Kadang banyak memahami pengajaran Yesus ini suatu permintaan yang tidak dapat dipenuhi oleh orang percaya. Seolah-olah Yesus memberikan jebakan kepada muridmuridnya. Kita tahu persis bahwa Yesus menyampaikan hal ini kepada manusia dengan perhitungan manusia dapat melakukan perintah mengasihi musuh dan mendoakan yang melakukan penganiayaan. Sebenarnaya yang paling manusiawi adalah perintah “matikanlah musuhmu dan kutuklah orang yang menganiaya kamu”, ini baru puas. Tetapi kepada Yesus menyuruh hal ini ? Jawabannya adalah demi kesempurnaan. Kita mencintai musuh dan berdoa bagi orang yang menganiaya kita supaya : kamu sempurna, sama seperti Bapamu yang di sorga adalah sempurna. Orang percaya berkewajiban menjadi sempurna karena sebelum mengenal Kristus kita adalah munisia yang suka mematikan mematikan musuh.

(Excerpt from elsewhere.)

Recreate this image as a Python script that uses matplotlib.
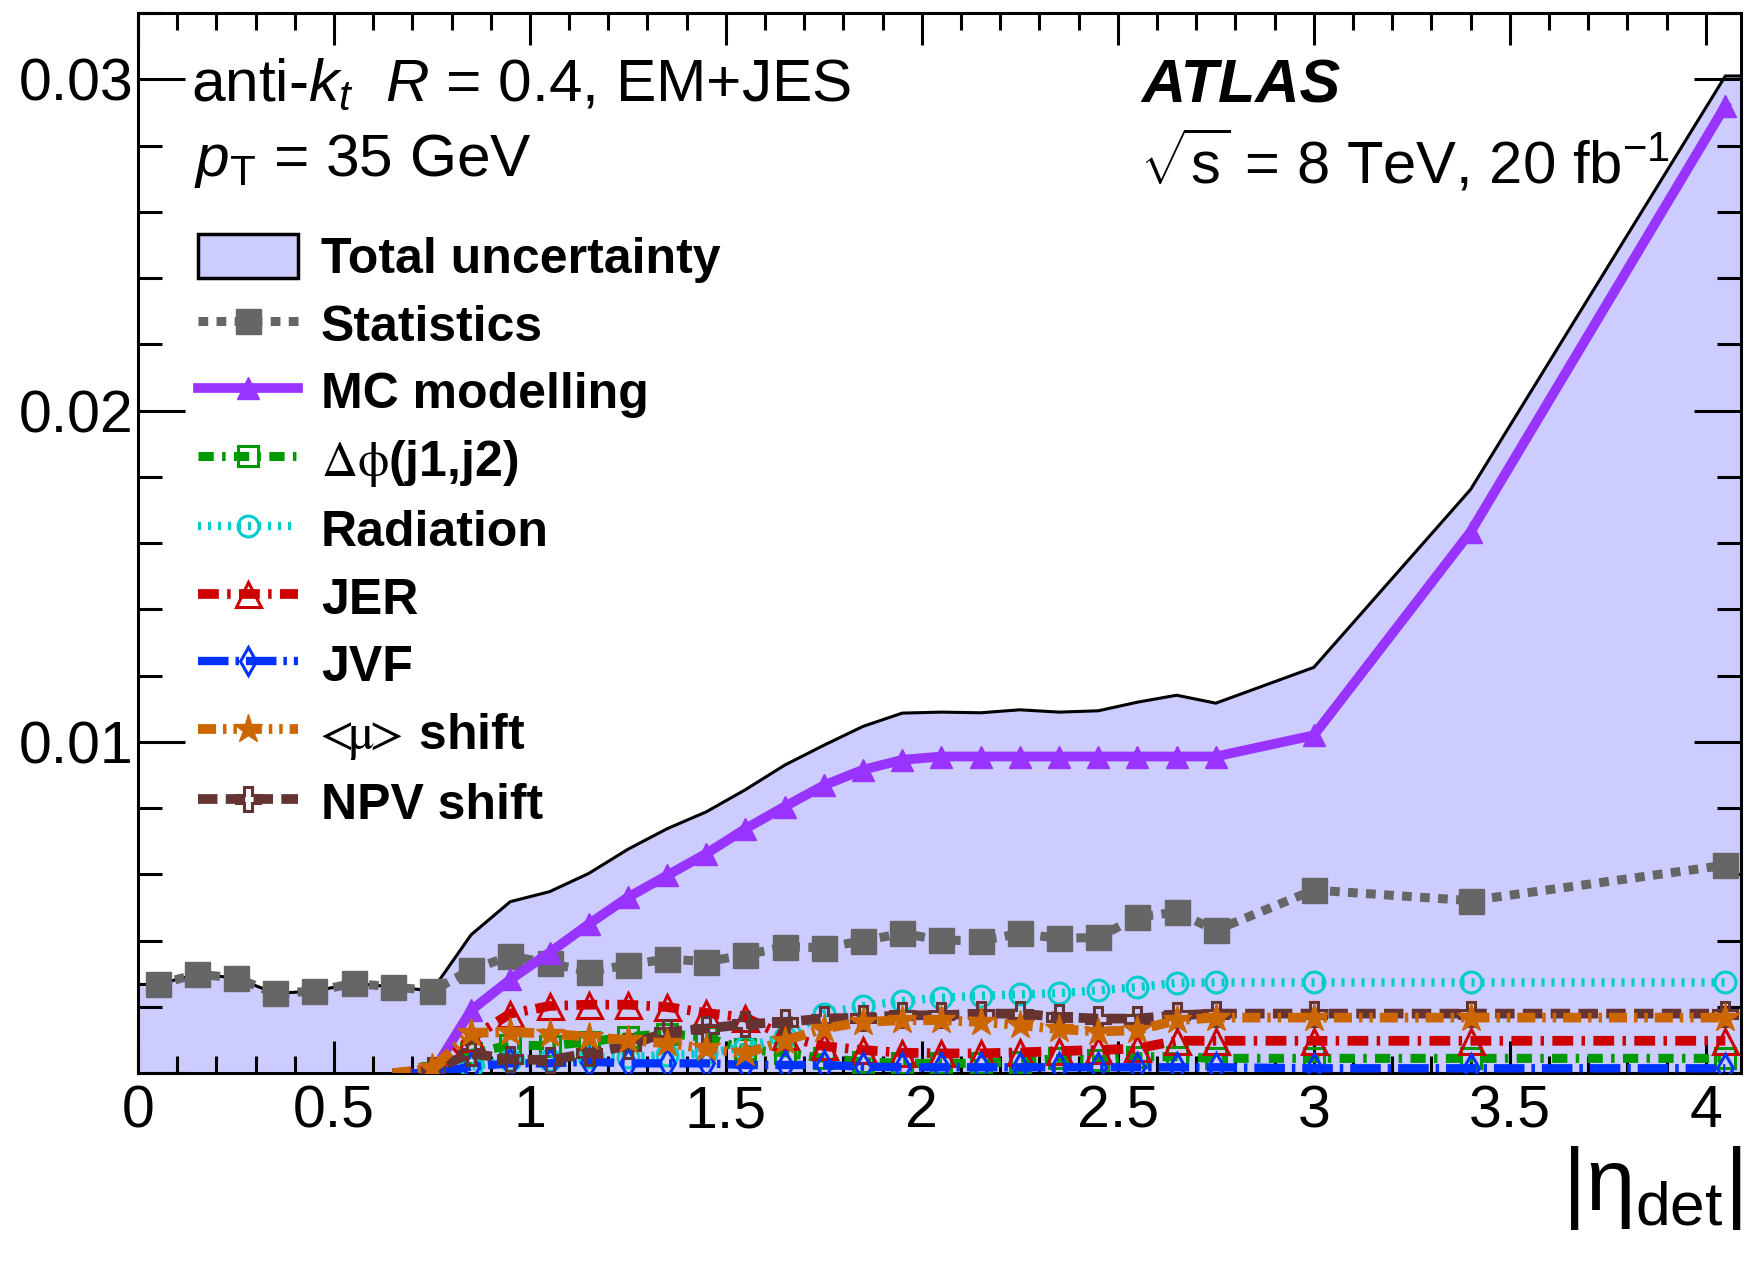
import matplotlib
matplotlib.use("Agg")
import matplotlib.pyplot as plt
from matplotlib.patches import Patch
from matplotlib.ticker import MultipleLocator, FuncFormatter
from matplotlib.font_manager import FontProperties
import numpy as np

plt.rcParams['font.family'] = ['Liberation Sans', 'DejaVu Sans']
plt.rcParams['mathtext.fontset'] = 'custom'
plt.rcParams['mathtext.rm'] = 'Liberation Sans'
plt.rcParams['mathtext.it'] = 'Liberation Sans:italic'
plt.rcParams['mathtext.bf'] = 'Liberation Sans:bold'
plt.rcParams['lines.scale_dashes'] = False

# ---------------- data ----------------
eta = [0.05, 0.15, 0.25, 0.35, 0.45, 0.55, 0.65, 0.75, 0.85, 0.95,
       1.05, 1.15, 1.25, 1.35, 1.45, 1.55, 1.65, 1.75, 1.85, 1.95,
       2.05, 2.15, 2.25, 2.35, 2.45, 2.55, 2.65, 2.75, 3.0, 3.4, 4.05]
total = [0.00268, 0.00299, 0.00288, 0.00241, 0.00248, 0.00271, 0.00261, 0.00249, 0.00418, 0.00518,
         0.00548, 0.00603, 0.00676, 0.00738, 0.00789, 0.00856, 0.00930, 0.00990, 0.01047, 0.01087,
         0.01090, 0.01088, 0.01097, 0.01090, 0.01094, 0.01120, 0.01141, 0.01117, 0.01225, 0.01762, 0.03010]
stats = [0.00268, 0.00299, 0.00288, 0.00241, 0.00248, 0.00271, 0.00261, 0.00249, 0.00312, 0.00354,
         0.00332, 0.00307, 0.00327, 0.00345, 0.00337, 0.00357, 0.00382, 0.00379, 0.00400, 0.00422,
         0.00402, 0.00400, 0.00422, 0.00407, 0.00410, 0.00472, 0.00486, 0.00432, 0.00553, 0.00521, 0.00628]

eta_mc = [0.75, 0.85, 0.95, 1.05, 1.15, 1.25, 1.35, 1.45, 1.55, 1.65, 1.75, 1.85, 1.95,
          2.05, 2.15, 2.25, 2.35, 2.45, 2.55, 2.65, 2.75, 3.0, 3.4, 4.05]
mc = [0.0, 0.00190, 0.00283, 0.00364, 0.00450, 0.00531, 0.00597, 0.00663, 0.00738, 0.00805, 0.00869, 0.00916, 0.00946,
      0.00956, 0.00956, 0.00956, 0.00956, 0.00956, 0.00956, 0.00956, 0.00956, 0.01020, 0.01634, 0.02920]

eta_sys = [0.65, 0.75, 0.85, 0.95, 1.05, 1.15, 1.25, 1.35, 1.45, 1.55, 1.65, 1.75, 1.85, 1.95,
           2.05, 2.15, 2.25, 2.35, 2.45, 2.55, 2.65, 2.75, 3.0, 3.4, 4.05]
dphi = [0.0, 0.0, 0.00060, 0.00085, 0.00083, 0.00095, 0.00110, 0.00120, 0.00108, 0.00072, 0.00062, 0.00045, 0.00035, 0.00030,
        0.00030, 0.00030, 0.00035, 0.00045, 0.00040, 0.00050, 0.00050, 0.00045, 0.00045, 0.00045, 0.00045]
rad = [0.0, 0.0, 0.00020, 0.00040, 0.00040, 0.00050, 0.00050, 0.00055, 0.00060, 0.00080, 0.00110, 0.00180, 0.00203, 0.00218,
       0.00228, 0.00234, 0.00238, 0.00242, 0.00250, 0.00260, 0.00273, 0.00274, 0.00274, 0.00274, 0.00274]
jer = [0.0, 0.0, 0.00106, 0.00180, 0.00203, 0.00207, 0.00207, 0.00200, 0.00182, 0.00168, 0.00112, 0.00082, 0.00070, 0.00062,
       0.00060, 0.00060, 0.00063, 0.00067, 0.00070, 0.00075, 0.00098, 0.00098, 0.00098, 0.00098, 0.00098]
jvf = [0.0, 0.0, 0.00020, 0.00030, 0.00030, 0.00035, 0.00030, 0.00030, 0.00030, 0.00025, 0.00025, 0.00025, 0.00020, 0.00018,
       0.00018, 0.00018, 0.00018, 0.00018, 0.00018, 0.00018, 0.00018, 0.00018, 0.00015, 0.00015, 0.00015]
mu = [0.0, 0.00015, 0.00122, 0.00124, 0.00120, 0.00110, 0.00100, 0.00090, 0.00075, 0.00060, 0.00098, 0.00135, 0.00155, 0.00160,
      0.00160, 0.00155, 0.00145, 0.00133, 0.00126, 0.00130, 0.00160, 0.00168, 0.00168, 0.00168, 0.00168]
npv = [0.0, 0.00010, 0.00060, 0.00042, 0.00040, 0.00060, 0.00083, 0.00125, 0.00135, 0.00148, 0.00155, 0.00165, 0.00168, 0.00175,
       0.00175, 0.00180, 0.00180, 0.00170, 0.00165, 0.00165, 0.00175, 0.00180, 0.00180, 0.00180, 0.00180]

x_min, x_max = 0.0, 4.09
y_min, y_max = 0.0, 0.0320

labels = ['Total uncertainty', 'Statistics', 'MC modelling', r'$\Delta\mathrm{\phi}$(j1,j2)', 'Radiation',
          'JER', 'JVF', r'$\!\!<\!\!\mathrm{\mu}\!\!>\!$ shift', 'NPV shift']

# ---------------- figure ----------------
fig = plt.figure(figsize=(17.44, 12.64), dpi=100)
ax = fig.add_axes([0.0791, 0.1509, 0.9192, 0.8388])

tx = [x_min] + eta + [x_max]
ty = [total[0]] + total + [total[-1]]
ax.fill_between(tx, 0, ty, color='#CCCCFF', lw=0, zorder=1)
ax.plot(tx, ty, color='black', lw=2.2, zorder=2)

mk_sys = list(range(1, len(eta_sys)))

h_stats, = ax.plot(eta, stats, color='#666666', lw=6.5, ls=(0, (7, 6)), marker='s', ms=18,
                   mec='#666666', mfc='#666666', zorder=3)
h_mc, = ax.plot(eta_mc, mc, color='#9933FF', lw=7, ls='-', marker='^', ms=16,
                mec='#9933FF', mfc='#9933FF', zorder=4)
h_dphi, = ax.plot(eta_sys, dphi, color='#009900', lw=6.5, ls=(0, (11, 6, 2.5, 6)), marker='s', ms=15,
                  mfc='none', mec='#009900', mew=2.2, markevery=mk_sys, zorder=5)
h_rad, = ax.plot(eta_sys, rad, color='#00CCCC', lw=6, ls=(0, (2.2, 5)), marker='o', ms=15,
                 mfc='none', mec='#00CCCC', mew=2.2, markevery=mk_sys, zorder=6)
h_jer, = ax.plot(eta_sys, jer, color='#CC0000', lw=7, ls=(0, (15, 6, 2.5, 6)), marker='^', ms=18,
                 mfc='none', mec='#CC0000', mew=2.2, markevery=mk_sys, zorder=7)
h_jvf, = ax.plot(eta_sys, jvf, color='#0033FF', lw=6, ls=(0, (22, 5, 2.5, 5)), marker='d', ms=14,
                 mfc='none', mec='#0033FF', mew=2.2, markevery=mk_sys, zorder=8)
h_npv, = ax.plot(eta_sys, npv, color='#663333', lw=7, ls=(0, (14, 6)), marker='P', ms=17,
                 mfc='none', mec='#663333', mew=2.2, markevery=mk_sys, zorder=9)
h_mu, = ax.plot(eta_sys, mu, color='#CC6600', lw=7, ls=(0, (13, 5, 2.5, 5, 2.5, 5)), marker='*', ms=21,
                mec='#CC6600', mfc='#CC6600', markevery=mk_sys, zorder=10)

ax.set_xlim(x_min, x_max)
ax.set_ylim(y_min, y_max)

ax.xaxis.set_major_locator(MultipleLocator(0.5))
ax.xaxis.set_minor_locator(MultipleLocator(0.1))
ax.yaxis.set_major_locator(MultipleLocator(0.01))
ax.yaxis.set_minor_locator(MultipleLocator(0.002))
ax.xaxis.set_major_formatter(FuncFormatter(lambda v, p: f'{v:g}'))
ax.yaxis.set_major_formatter(FuncFormatter(lambda v, p: '' if abs(v) < 1e-9 else f'{v:g}'))

ax.tick_params(axis='both', which='both', direction='in', top=True, right=True, width=2.2,
               labelsize=42.5)
ax.tick_params(axis='x', which='major', length=23, pad=8)
ax.tick_params(axis='x', which='minor', length=12)
ax.tick_params(axis='y', which='major', length=34, pad=3)
ax.tick_params(axis='y', which='minor', length=17)
for s in ax.spines.values():
    s.set_linewidth(2.2)

ax.set_xlabel(r'$|\mathrm{\eta}_{\rm det}|$', fontsize=64, loc='right', labelpad=3)

# annotations
ax.text(0.033, 0.917, r'anti-$k_{t}$  $R$ = 0.4, EM+JES', transform=ax.transAxes, fontsize=43.5,
        ha='left', va='baseline')
ax.text(0.035, 0.846, r'$p_{\rm T}$ = 35 GeV', transform=ax.transAxes, fontsize=43.5,
        ha='left', va='baseline')
ax.text(0.626, 0.916, 'ATLAS', transform=ax.transAxes, fontsize=44, fontweight='bold',
        fontstyle='italic', ha='left', va='baseline')
ax.text(0.625, 0.839, r'$\sqrt{\mathrm{s}}$ = 8 TeV, 20 fb$^{-1}$', transform=ax.transAxes, fontsize=43,
        ha='left', va='baseline')

handles = [Patch(facecolor='#CCCCFF', edgecolor='black', lw=2.5), h_stats, h_mc, h_dphi, h_rad,
           h_jer, h_jvf, h_mu, h_npv]
leg = ax.legend(handles, labels, loc='upper left', bbox_to_anchor=(0.0374, 0.792), frameon=False,
                prop=FontProperties(family='Liberation Sans', weight='bold', size=36),
                handlelength=2.0, handletextpad=0.46, labelspacing=0.36, borderpad=0,
                borderaxespad=0, handleheight=1.0, numpoints=1)
for t in leg.get_texts():
    t.set_math_fontfamily('stix')

fig.savefig('out.png', dpi=100)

Paulus mengataka: kamu yang dahulu hidup jauh dari Allah dan yang memusuhi-Nya dalam hati dan pikiran seperti yang nyata dari perbuatanmu yang jahat, sekarang diperdamaikan-Nya, di dalam tubuh jasmani Kristus oleh kematian-Nya, untuk menempatkan kamu kudus dan tak bercela dan tak bercacat di hadapan-Nya. (Kol 1:21-22)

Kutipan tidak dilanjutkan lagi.